President Franklin D. Roosevelt called Dec. 7, 1941, “a day that will live in infamy,” and with good reason.

The date that Tojo’s Japan launched a surprise attack on the U.S. naval base at Pearl Harbor heralded America’s entrance into the bloody fighting of World War II.

But there are other dates that live in infamy, and many of them aren’t nearly as well known. But they deserve to be. Take Nov. 7, 1917.

Anything come to mind? One hundred years ago this month, Bolsheviks under the leadership of Vladimir Lenin overthrew the Russian government and established a communist dictatorship. “The world has never been the same since,” writes foreign policy expert Kim Holmes in a recent article for the Richmond Times-Dispatch.

How many perished in the wake of this “revolution”? It depends on which historian you ask. According to Richard Pipes, it was 9 million.
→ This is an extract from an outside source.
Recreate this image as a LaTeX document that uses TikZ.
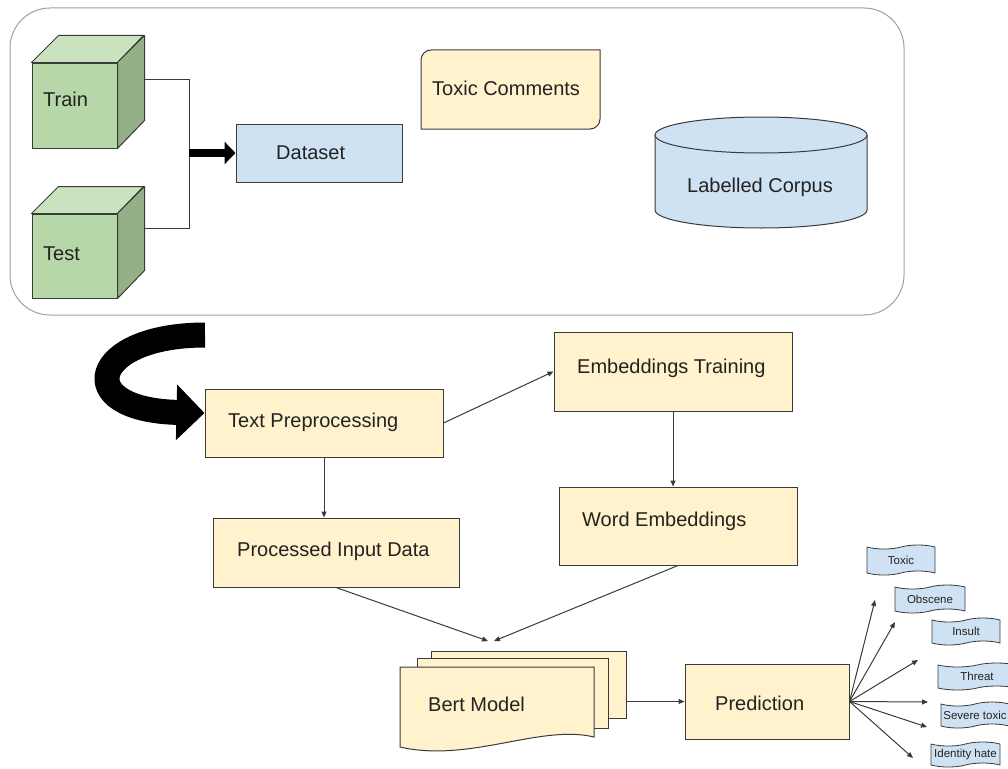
\documentclass[tikz,border=0pt]{standalone}
\usepackage{fontspec}
\setmainfont{Liberation Sans}
\usetikzlibrary{arrows.meta,shapes.symbols,calc}
\definecolor{ylw}{HTML}{FFF2CC}
\definecolor{blu}{HTML}{CFE2F3}
\definecolor{grf}{HTML}{B6D7A8}
\definecolor{grt}{HTML}{CAE2BE}
\definecolor{grs}{HTML}{93B087}
\definecolor{edge}{HTML}{3A3A3A}
\definecolor{txt}{HTML}{222222}
\definecolor{frame}{HTML}{A0A0A0}
\tikzset{
  box/.style={draw=edge, line width=1pt, fill=ylw, inner sep=0pt},
  bbox/.style={draw=edge, line width=1pt, fill=blu, inner sep=0pt},
  lbl/.style={anchor=base west, inner sep=0pt, text=txt, font=\fontsize{20}{24}\selectfont},
  conn/.style={draw=edge, line width=1pt, -{Triangle[length=6pt,width=5pt]}},
  flag/.style={tape, draw=edge, line width=0.8pt, fill=blu, inner sep=0pt, text=txt,
    tape bend top=in and out, tape bend bottom=in and out, tape bend height=4pt,
    font=\fontsize{11.5}{13}\selectfont},
  cubefront/.style={draw=edge, line width=1pt, fill=grf, inner sep=0pt},
  cubeface/.style={draw=edge, line width=1pt, line join=round}
}
\begin{document}
\begin{tikzpicture}[x=1pt,y=-1pt]
\useasboundingbox (0,0) rectangle (1008,768);
\clip (0,0) rectangle (1008,768);

% outer frame
\draw[frame, line width=1pt, rounded corners=40pt] (10,8) rectangle (904,315);

% cubes
\node[cubefront, minimum width=85pt, minimum height=85pt] (train) at (74.5,105.5) {};
\draw[cubeface, fill=grt] (train.north west) -- ++(27,-27) -- ++(85,0) -- (train.north east) -- cycle;
\draw[cubeface, fill=grs] (train.north east) -- ++(27,-27) -- ++(0,85) -- (train.south east) -- cycle;
\node[lbl] (trainlbl) at (43,106) {Train};

\node[cubefront, minimum width=85pt, minimum height=84pt] (test) at (74.5,256) {};
\draw[cubeface, fill=grt] (test.north west) -- ++(27,-27) -- ++(85,0) -- (test.north east) -- cycle;
\draw[cubeface, fill=grs] (test.north east) -- ++(27,-27) -- ++(0,84) -- (test.south east) -- cycle;
\node[lbl] (testlbl) at (43,260) {Test};

% bracket connector
\coordinate (trainout) at (144,79);
\coordinate (testout) at (144,228);
\coordinate (junction) at (189,153);
\draw[edge, line width=1pt] (trainout) -- (trainout -| junction) -- (testout -| junction) -- (testout);

% dataset
\node[bbox, minimum width=166pt, minimum height=58pt] (dataset) at (319,153) {};
\node[lbl] (datasetlbl) at (276,159) {Dataset};
\draw[line width=8.5pt, -{Triangle[length=11pt,width=22pt]}] (junction) -- (dataset.west);

% toxic comments
\coordinate (tc) at (510.5,89.5);
\draw[edge, line width=1pt, fill=ylw] (421,129) -- (421,60) arc (180:270:10) -- (600,50) -- (600,119) arc (0:90:10) -- cycle;
\node[lbl] (toxiccomments) at (432,95) {Toxic Comments};

% labelled corpus cylinder
\fill[blu] (655,135) -- (655,210) arc (180:0:106 and 18) -- (867,135) arc (360:180:106 and 18) -- cycle;
\draw[edge, line width=1pt] (655,135) -- (655,210) arc (180:0:106 and 18) -- (867,135);
\draw[edge, line width=1pt, fill=blu] (761,135) ellipse (106 and 18);
\node[lbl] (corpus) at (687,192) {Labelled Corpus};

% main boxes
\node[box, minimum width=238pt, minimum height=68pt] (tp) at (324,423) {};
\node[lbl] (tplbl) at (228,427) {Text Preprocessing};
\node[box, minimum width=238pt, minimum height=79pt] (et) at (673,371.5) {};
\node[lbl] (etlbl) at (577,373) {Embeddings Training};
\node[box, minimum width=238pt, minimum height=78pt] (we) at (678,526) {};
\node[lbl] (welbl) at (582,526) {Word Embeddings};
\node[box, minimum width=246pt, minimum height=69pt] (pid) at (336,552.5) {};
\node[lbl] (pidlbl) at (237,556) {Processed Input Data};

% curved thick arrow
\coordinate (cstart) at (205,335);
\draw[line width=25pt, -{Triangle[length=28pt,width=54pt]}] (cstart) .. controls (90,335) and (70,410) .. ($(tp.west)+(0,-10)$);

% bert model (multi document)
\node[box, minimum width=195pt, minimum height=67pt] (bert3) at (528.5,684.5) {};
\node[box, minimum width=191pt, minimum height=70pt] (bert2) at (512.5,693) {};
\draw[edge, line width=1pt, fill=ylw] (400,667) -- (594,667) -- (594,737) .. controls (540,724) and (470,763) .. (400,747) -- cycle;
\node[lbl] (bert) at (428,711) {Bert Model};

% prediction
\node[box, minimum width=164pt, minimum height=75pt] (pred) at (767,701.5) {};
\node[lbl] (predlbl) at (715,710) {Prediction};

% connectors
\draw[conn] (tp.east) -- (et.west);
\draw[conn] (tp.south) -- (tp.south |- pid.north);
\draw[conn] (et.south) -- (et.south |- we.north);
\coordinate (bin1) at (488,641);
\coordinate (bin2) at (494,641);
\draw[conn] (pid.south) -- (bin1);
\draw[conn] (we.south) -- (bin2);
\draw[conn] (bert3.east |- pred.west) -- (pred.west);

% outputs
\node[flag, minimum width=68pt, minimum height=30pt] (ftoxic) at (901,560) {Toxic};
\node[flag, minimum width=70pt, minimum height=28pt] (fobscene) at (930,599) {Obscene};
\node[flag, minimum width=68pt, minimum height=27pt] (finsult) at (966,631.5) {Insult};
\node[flag, minimum width=78pt, minimum height=27pt] (fthreat) at (977,676.5) {Threat};
\node[flag, minimum width=68pt, minimum height=26pt] (fsevere) at (975,715) {Severe toxic};
\node[flag, minimum width=69pt, minimum height=25pt] (fidentity) at (965.5,754.5) {Identity hate};

\coordinate (o1) at (875,600);
\coordinate (o2) at (895,622);
\coordinate (o3) at (918,660);
\coordinate (o4) at (928,702);
\coordinate (o5) at (927,727);
\coordinate (o6) at (913,758);
\foreach \o in {o1,o2,o3,o4,o5,o6}
  \draw[conn] (pred.east) -- (\o);
\end{tikzpicture}
\end{document}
Robert Conquest says at least 20 million, and likely as many as 30 million, died in the “Great Terror.”

If you include “unnatural deaths,” the number who died could be as high as 50 million. For perspective, consider that more than 60 million died in World War II—roughly 3 percent of the world’s population at the time.

In short, when looked at in terms of human carnage—of lives lost—the Russian Revolution was essentially another world war. So why isn’t Nov. 7, 1917, as notorious as Dec. 7, 1941?

This discrepancy becomes even more blatant when one considers the wider cost of communism. The Russian experience, after all, inspired other “revolutions,” and its record of mass genocide “is exceeded only by another communist dictatorship, Maoist China, which destroyed between 44.5 to 72 million lives (according to Stephane Courtois). And let’s not forget the ‘killing fields’ of Cambodia in the 1970s.”

Why isn’t this history better known?

“[Soviet leader Josef] Stalin kept most media out, so few Americans knew that millions were starving,” writes John Stossel in a recent column. And he had help. “Even as the Russian regime killed millions, some journalists and intellectuals covered up the crimes.”

But it isn’t just the loss of life that stains the history of communism. Its legacy is also one of grinding poverty.

Most of the 88 countries that score “repressed” or “mostly unfree” on The Heritage Foundation’s Index of Economic Freedom are either communist, former communist, or some type of socialist economy. They are also the world’s poorest nations.

And that, even more than the appalling body count, is what ultimately doomed Soviet communism: the awful material conditions.

Life expectancy of Russians in the 1980s was six years lower than in Western Europe, according to economist Nicholas Eberstadt. Infant mortality was three times higher. Death rates were rising for every age group.

“Russians looked westward and were appalled by their own poverty,” Holmes writes. “Whatever the West had—freedom and wealth—that was what the Russians wanted.”

So when President Ronald Reagan stood at the Brandenburg Gate in 1987 and urged Mikhail Gorbachev to “tear down this wall,” he was giving voice to a frustration that had long been pent up inside the people who lived behind the Iron Curtain.

The wall finally came down, undone in large measure by the manifold failures of communism itself.

Of course, Russians even today must deal with the continuing fallout of the 1917 revolution. “Every day they face the corruption and poverty caused not only by authoritarian rule, but by the social habits and structural problems created by communism,” Holmes writes. You can still see the devastation it wrought, echoing across the country.

And you can see how vital it is that we keep freedom alive here in what President Abraham Lincoln so aptly called “the last best hope of earth.”